> _Work to do_
Take the listing from its first line through the line that contains "from matplotlib.patches import" and please retype those lines exactly, leaving out the pictures.
----------
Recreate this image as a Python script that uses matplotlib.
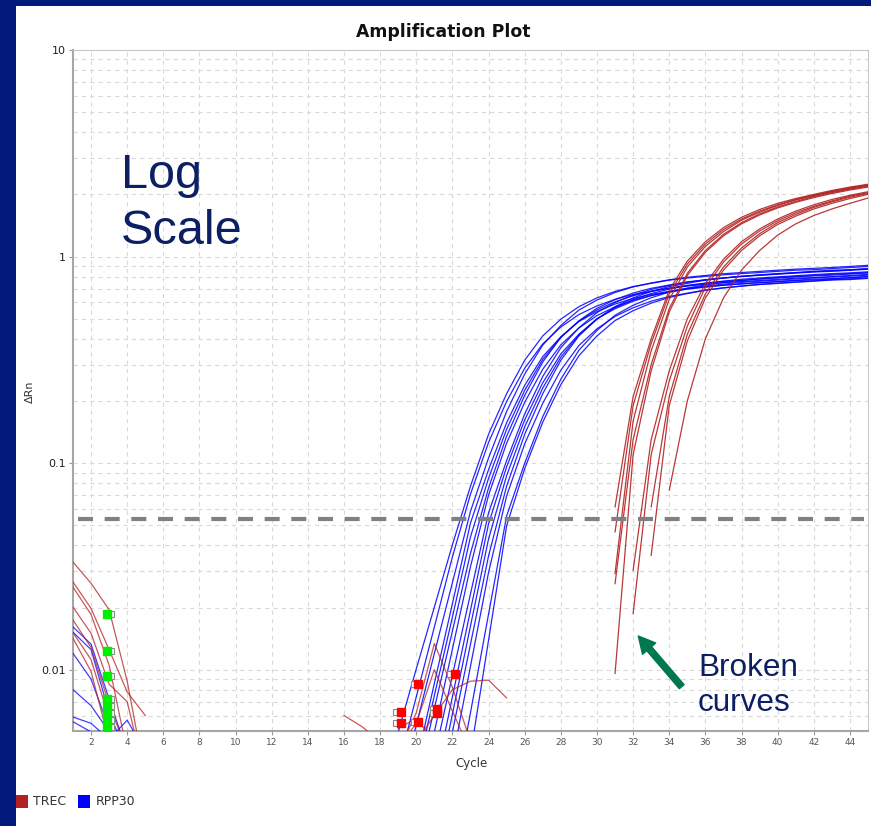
import numpy as np
import matplotlib
matplotlib.use("Agg")
from matplotlib import pyplot as plt
from matplotlib.patches import Rectangle, FancyArrowPatch

plt.rcParams['font.family'] = ['Liberation Sans', 'DejaVu Sans']
plt.rcParams['lines.scale_dashes'] = False

# RPP30 の増幅曲線 (サイクル 18〜45)
RPP30_CYCLES = list(range(18, 46))
RPP30 = [
    [.0025, .0050, .0101, .0201, .0403, .0774, .138, .217, .315, .413, .498, .572, .631, .678,
     .716, .742, .769, .787, .802, .816, .827, .837, .848, .859, .864, .875, .885, .896],
    [.0015, .0034, .0074, .0161, .0352, .0708, .126, .199, .288, .378, .456, .524, .577, .621,
     .655, .679, .703, .720, .734, .747, .757, .766, .776, .786, .791, .800, .810, .820],
    [.0011, .0025, .0054, .0120, .0264, .0585, .106, .178, .270, .373, .464, .551, .616, .670,
     .713, .745, .772, .794, .810, .826, .837, .848, .859, .869, .877, .886, .896, .907],
    [.0006, .0014, .0035, .0086, .0209, .0513, .0931, .157, .238, .328, .409, .485, .542, .589,
     .627, .656, .679, .698, .713, .727, .736, .746, .755, .765, .771, .779, .789, .798],
    [.0005, .0011, .0027, .0065, .0154, .0366, .0759, .135, .213, .309, .406, .489, .562, .619,
     .666, .702, .728, .754, .772, .787, .801, .811, .822, .832, .842, .848, .858, .868],
    [.0003, .0008, .0020, .0050, .0126, .0316, .0701, .125, .197, .285, .374, .451, .518, .571,
     .614, .648, .672, .696, .712, .727, .739, .749, .758, .768, .778, .782, .792, .802],
    [.0003, .0006, .0015, .0038, .0094, .0233, .0575, .103, .173, .263, .362, .452, .536, .599,
     .651, .693, .725, .751, .772, .788, .803, .814, .824, .835, .845, .853, .861, .872],
    [.0002, .0004, .0011, .0028, .0074, .0194, .0509, .0960, .162, .245, .338, .421, .500, .559,
     .608, .647, .676, .701, .720, .735, .750, .760, .769, .779, .789, .796, .804, .813],
    [.0001, .0003, .0007, .0019, .0050, .0133, .0356, .0774, .138, .217, .315, .413, .498, .572,
     .631, .678, .716, .742, .769, .787, .802, .816, .827, .837, .848, .859, .864, .875],
    [.0001, .0002, .0005, .0013, .0037, .0104, .0296, .0694, .124, .195, .282, .371, .447, .513,
     .565, .608, .641, .665, .689, .705, .719, .732, .741, .751, .760, .770, .774, .784],
    [.0001, .0001, .0002, .0007, .0021, .0062, .0186, .0555, .100, .168, .255, .352, .439, .520,
     .581, .632, .673, .704, .729, .750, .765, .780, .791, .801, .811, .821, .828, .836],
    [.0001, .0001, .0001, .0003, .0011, .0039, .0139, .0498, .0941, .158, .240, .331, .413, .490,
     .547, .595, .634, .662, .686, .706, .720, .734, .744, .754, .763, .773, .780, .787],
    [.0005, .0012, .0031, .0075, .0180, .0440, .0845, .146, .225, .318, .407, .487, .552, .604,
     .646, .679, .703, .726, .742, .757, .768, .778, .788, .798, .806, .813, .823, .833],
    [.0001, .0003, .0009, .0023, .0061, .0163, .0430, .0870, .150, .231, .326, .417, .499, .565,
     .619, .662, .696, .722, .744, .761, .776, .788, .798, .808, .818, .827, .834, .844],
]

# TREC の増幅曲線 (途中から始まる = 壊れた曲線)
TREC_START = [31, 31, 31, 31, 31, 32, 32, 33, 33, 34]
TREC = [
    [0.0614, 0.21, 0.40, 0.69, 0.95, 1.18, 1.38, 1.55, 1.69, 1.81, 1.91, 2.00, 2.09, 2.17, 2.24],
    [0.0465, 0.19, 0.38, 0.66, 0.92, 1.15, 1.35, 1.52, 1.66, 1.78, 1.89, 1.98, 2.07, 2.15, 2.22],
    [0.0292, 0.16, 0.35, 0.62, 0.89, 1.12, 1.32, 1.50, 1.64, 1.77, 1.88, 1.97, 2.06, 2.14, 2.21],
    [0.0261, 0.13, 0.30, 0.56, 0.83, 1.07, 1.28, 1.46, 1.61, 1.74, 1.85, 1.95, 2.04, 2.12, 2.19],
    [0.0096, 0.11, 0.28, 0.54, 0.81, 1.05, 1.26, 1.44, 1.59, 1.72, 1.83, 1.93, 2.02, 2.10, 2.17],
    [0.0303, 0.13, 0.28, 0.50, 0.74, 0.97, 1.18, 1.36, 1.52, 1.66, 1.78, 1.89, 1.98, 2.06],
    [0.0187, 0.11, 0.25, 0.46, 0.71, 0.94, 1.15, 1.33, 1.49, 1.63, 1.75, 1.86, 1.96, 2.04],
    [0.0614, 0.21, 0.42, 0.66, 0.89, 1.10, 1.29, 1.46, 1.60, 1.73, 1.84, 1.94, 2.02],
    [0.0358, 0.19, 0.39, 0.63, 0.86, 1.07, 1.26, 1.43, 1.57, 1.70, 1.81, 1.91, 2.00],
    [0.074, 0.20, 0.40, 0.63, 0.86, 1.07, 1.27, 1.44, 1.58, 1.70, 1.81, 1.92],
]

# ベースライン付近のノイズ
TREC_NOISE_X = [[1, 2, 3, 4, 5], [1, 2, 3, 4, 5], [1, 2, 3, 4], [1, 2, 3, 4, 5],
                [1, 2, 3, 4], [1, 2, 3, 4], [1, 2, 3],
                [19, 20, 21, 22, 23], [19, 20, 21, 22, 23], [20, 21, 22, 23, 24, 25],
                [19, 20, 21], [16, 17, 18]]
TREC_NOISE_Y = [[0.0332, 0.0262, 0.0195, 0.0088, 0.0030],
                [0.0266, 0.0198, 0.0125, 0.0078, 0.0060],
                [0.0251, 0.0185, 0.0105, 0.0040],
                [0.0201, 0.0150, 0.0085, 0.0070, 0.0030],
                [0.0174, 0.0128, 0.0068, 0.0040],
                [0.0151, 0.0112, 0.0058, 0.0035],
                [0.0142, 0.0098, 0.0045],
                [0.0040, 0.0062, 0.0134, 0.0082, 0.0045],
                [0.0042, 0.0055, 0.0100, 0.0063, 0.0040],
                [0.0045, 0.0060, 0.0080, 0.0088, 0.0089, 0.0073],
                [0.0052, 0.0058, 0.0045],
                [0.0060, 0.0053, 0.0045]]
RPP30_NOISE_X = [[1, 2, 3, 4], [1, 2, 3, 4], [1, 2, 3, 4], [1, 2, 3, 4],
                 [1, 2, 3, 4, 5], [1, 2, 3]]
RPP30_NOISE_Y = [[0.0161, 0.0133, 0.0072, 0.0040],
                 [0.0152, 0.0125, 0.0062, 0.0038],
                 [0.0120, 0.0090, 0.0052, 0.0035],
                 [0.0080, 0.0067, 0.0050, 0.0040],
                 [0.0059, 0.0055, 0.0046, 0.0057, 0.0040],
                 [0.0056, 0.0050, 0.0042]]

# Ct マーカー
GREEN_MARK_X = [2.86] * 8
GREEN_MARK_Y = [0.0186, 0.0123, 0.0093, 0.0072, 0.0067, 0.0062, 0.0057, 0.0053]
RED_MARK_X = [19.13, 19.13, 20.11, 20.11, 21.16, 21.16, 22.14]
RED_MARK_Y = [0.00625, 0.00553, 0.00851, 0.00556, 0.00642, 0.00614, 0.00951]

THRESHOLD = 0.0536
X_TICKS = list(range(2, 46, 2))
Y_TICKS = [0.01, 0.1, 1, 10]
Y_TICK_LABELS = ["0.01", "0.1", "1", "10"]

NAVY = "#011a7c"
TEXT_NAVY = "#0c1f63"
RED = "#b22222"
BLUE = "#0000ff"
W, H = 871, 826

fig = plt.figure(figsize=(W / 100, H / 100), dpi=100, facecolor=NAVY)
# 白いパネル (軸より奥)
fig.patches.append(Rectangle((16 / W, 0), 1 - 16 / W, 1 - 6 / H,
                             transform=fig.transFigure, facecolor="white",
                             edgecolor="none", zorder=-10))

ax = fig.add_axes([73 / W, 1 - 731 / H, (868 - 73) / W, (731 - 50) / H])
ax.set_yscale("log")

for ys in RPP30:
    ax.plot(RPP30_CYCLES, ys, color=BLUE, lw=0.9, alpha=0.85, zorder=3)
for xs, ys in zip(RPP30_NOISE_X, RPP30_NOISE_Y):
    ax.plot(xs, ys, color=BLUE, lw=0.9, alpha=0.75, zorder=3)
for s, ys in zip(TREC_START, TREC):
    ax.plot(range(s, s + len(ys)), ys, color=RED, lw=0.9, alpha=0.9, zorder=4)
for xs, ys in zip(TREC_NOISE_X, TREC_NOISE_Y):
    ax.plot(xs, ys, color=RED, lw=0.9, alpha=0.75, zorder=4)

# 閾値線
ax.plot([1.3, 44.8], [THRESHOLD, THRESHOLD], color="#808080", lw=3.0,
        dashes=(10.8, 8.4), zorder=6, solid_capstyle="butt")

# マーカー
ax.plot([x + 0.25 for x in GREEN_MARK_X], GREEN_MARK_Y, ls="none", marker="s", ms=4,
        mfc="white", mec="#8a8a8a", mew=0.8, zorder=5)
ax.plot(GREEN_MARK_X, GREEN_MARK_Y, ls="none", marker="s", ms=5.2,
        mfc="#00ee00", mec="#00ee00", zorder=5)
ax.plot([x - 0.25 for x in RED_MARK_X], RED_MARK_Y, ls="none", marker="s", ms=4,
        mfc="white", mec="#8a8a8a", mew=0.8, zorder=5)
ax.plot(RED_MARK_X, RED_MARK_Y, ls="none", marker="s", ms=5.2,
        mfc="#ff0000", mec="#ff0000", zorder=5)

# 軸と目盛
ax.set_xticks(X_TICKS)
ax.set_yticks(Y_TICKS, labels=Y_TICK_LABELS)
minor = [m * 10.0 ** k for k in range(-3, 1) for m in range(2, 10)]
ax.set_yticks(minor, minor=True)
ax.set_yticklabels([], minor=True)
# 目盛設定の後に範囲を固定
ax.set_xlim(1, 45)
ax.set_ylim(0.00505, 10)
ax.grid(True, which="both", axis="y", color="#d9d9d9", lw=0.8, linestyle=(0, (3, 3)))
ax.grid(True, which="major", axis="x", color="#d9d9d9", lw=0.8, linestyle=(0, (3, 3)))
ax.set_axisbelow(True)
ax.tick_params(axis="x", length=3, width=0.8, color="#999999", labelsize=6.5,
               labelcolor="#555555", pad=2)
ax.tick_params(axis="y", which="major", length=3, width=0.8, color="#999999",
               labelsize=8, labelcolor="#222222", pad=2)
ax.tick_params(axis="y", which="minor", length=0)
for lab in ax.get_xticklabels() + ax.get_yticklabels():
    lab.set_family("DejaVu Sans")
for side in ["left", "bottom"]:
    ax.spines[side].set_color("#a6a6a6")
    ax.spines[side].set_linewidth(1.5)
for side in ["top", "right"]:
    ax.spines[side].set_color("#c8c8c8")
    ax.spines[side].set_linewidth(0.8)

# 文字
fig.text(443.5 / W, 1 - 32 / H, "Amplification Plot", ha="center", va="center",
         fontsize=12.4, fontweight="bold", family="DejaVu Sans", color="#111111")
fig.text(30 / W, 1 - 392 / H, "ΔRn", rotation=90, ha="center", va="center",
         fontsize=8, family="DejaVu Sans", color="#333333")
fig.text(471 / W, 1 - 764 / H, "Cycle", ha="center", va="center",
         fontsize=8.5, family="DejaVu Sans", color="#333333")

fig.text(121 / W, 1 - 188 / H, "Log", ha="left", va="baseline", fontsize=35,
         color=TEXT_NAVY)
fig.text(121 / W, 1 - 244 / H, "Scale", ha="left", va="baseline", fontsize=35,
         color=TEXT_NAVY)
fig.text(698 / W, 1 - 676 / H, "Broken", ha="left", va="baseline", fontsize=22.7,
         color=TEXT_NAVY)
fig.text(698 / W, 1 - 711 / H, "curves", ha="left", va="baseline", fontsize=22.7,
         color=TEXT_NAVY)

arrow = FancyArrowPatch((681.7 / W, 1 - 686.7 / H), (638.3 / W, 1 - 636 / H),
                        transform=fig.transFigure,
                        arrowstyle="simple,head_width=1.25,head_length=1.2,tail_width=0.45",
                        mutation_scale=10, color="#00784f", shrinkA=0, shrinkB=0)
fig.patches.append(arrow)

# 凡例
fig.patches.append(Rectangle((16 / W, 1 - 808 / H), 12 / W, 13 / H,
                             transform=fig.transFigure, facecolor=RED, edgecolor="none"))
fig.text(33 / W, 1 - 801.5 / H, "TREC", ha="left", va="center", fontsize=9,
         family="DejaVu Sans", color="#333333")
fig.patches.append(Rectangle((78 / W, 1 - 808 / H), 12 / W, 13 / H,
                             transform=fig.transFigure, facecolor=BLUE, edgecolor="none"))
fig.text(96 / W, 1 - 801.5 / H, "RPP30", ha="left", va="center", fontsize=9,
         family="DejaVu Sans", color="#333333")

fig.savefig("out.png", dpi=100, facecolor=NAVY)
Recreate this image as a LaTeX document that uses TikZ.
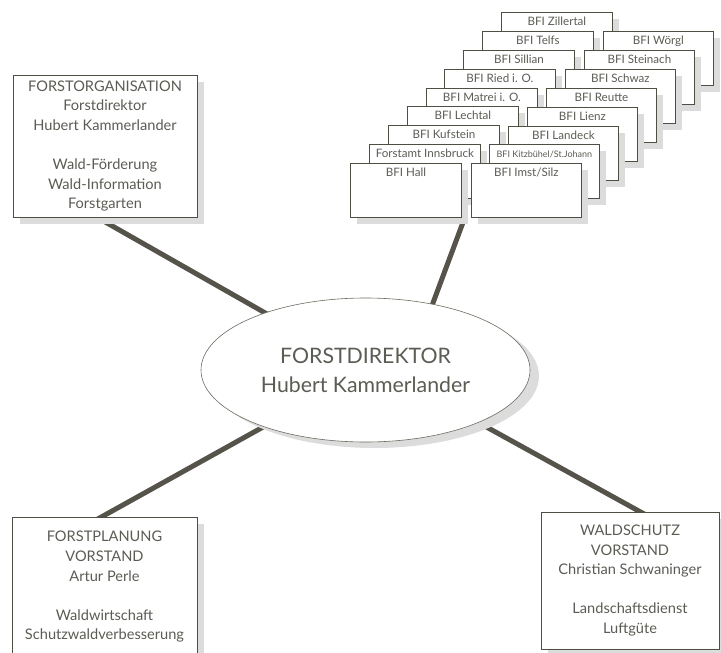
----------
> _Written answer_
Recreate this image as a Python script that uses matplotlib.
import numpy as np
import matplotlib
matplotlib.use("Agg")
from matplotlib import pyplot as plt
from matplotlib.patches import Rectangle, FancyArrowPatch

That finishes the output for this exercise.